Re: A Post of Winter by azntsarina 26-Mar-07/6:15 AM
Not keen on the whole polar storage diversion. The best parts for me are the 'for a minute I thought I was beautiful' and its relationship to the catching the boy's thoughts at Saigon house (the best part of the poem imo) and the end with let them think what they want. I think you have the crux here of an aceo poem.
Re: Another Life by azntsarina 26-Mar-07/6:27 AM
I don't think the cold water darkness simile works. You don't really breathe in darkness or cold water. Don't like how you've used 5 lines to say green red red yellow. 'And most of the time I am' doesn't appear to refer to anything. I like the bit about the fogs that occassionally descend on this city, the balance of fog. I really like the last verse too (bar the last line). There seem to be three themes here, the wandering in the fields, the past life, and the dissection fantasy. I'm not sure how they are linked though.
Re: Union-GO train-Toronto by azntsarina 26-Mar-07/6:29 AM
Great clarity.
Re: Hairball by jessicazee 28-Mar-07/2:35 AM
I have changed my mind. Subverting the haiku is the only art.
Re: Her by Sasha 28-Mar-07/1:52 PM
Pass. If you're to write about a her or a he in which nothing happens you need to come up with something pretty spectacular to keep people interested. Purple prose doesn't cut it.
Re: Shuushin the multi-personality total cunt by mr cunt 4-Apr-07/3:09 AM
Everyone is everyone. You could post under everyone but you are not in our club.:(
regarding some deleted poem... 4-Apr-07/10:33 AM
Tasting flavourless is an oxymoron.
Re: Sensually Literary Villanelle by bwaha 14-Apr-07/7:42 AM
I like this. Of the two refrains 'my favourite lover, English, is great in bed' is by far the best. A couple of places where it loses its discipline. 'I pity romancers who have tears shed' is forced. And the fifth verse isn't as good as the others.
Re: Unsung American Dream by SupremeDreamer 22-Apr-07/11:37 PM
friggin' aceo.
Re: Ein Kampf by Sasha 23-Apr-07/12:20 AM
Mrs Sasha.

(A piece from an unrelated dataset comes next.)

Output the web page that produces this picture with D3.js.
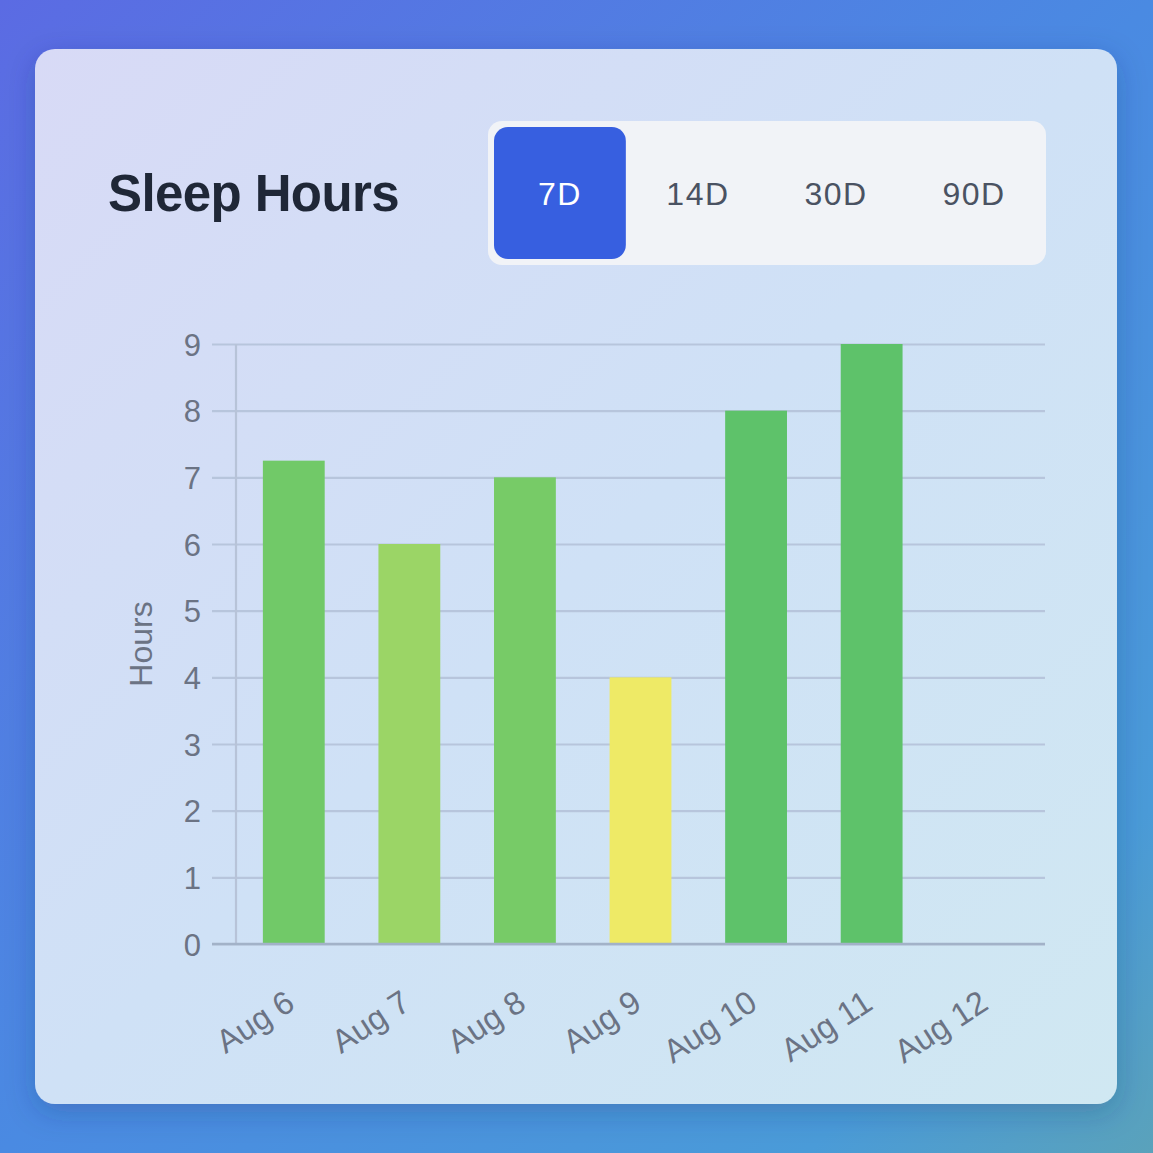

I do like this, 'mankind is mere seasons' and 'the son of the slave is a tyrant' how different characters play out the same scenarios. The poem is not arbiter on a historical dispute it examines how we abuse power when it is given to us.

A couple of nits. Blood is warm so not like cold communion wine. Perhaps like communion wine poured into a cold communion cup. And the last line is the worst of the poem by a mile it is so banal. 'So sit and count your blessings. They are not yours to give.' is rather peculiar because presumably there is nothing wrong with blessed people sharing their good fortune with others.
Re: Deserted Shopping Carts by cheese.doodles 30-Apr-07/3:04 AM
I think you mean evil octopodes. And evil is kind of overwrought for any poem let alone one ostensibly about shopping trolleys. I think the place the trolley is dumped possibly needs elucidating to give the poem place. Other than that the bones of a decent poem here. Have an -8-.
Re: 1982 County Stadium by jessicazee 30-Apr-07/3:07 AM
I like 'We might have tailgated but I thought that meant something like skitching'.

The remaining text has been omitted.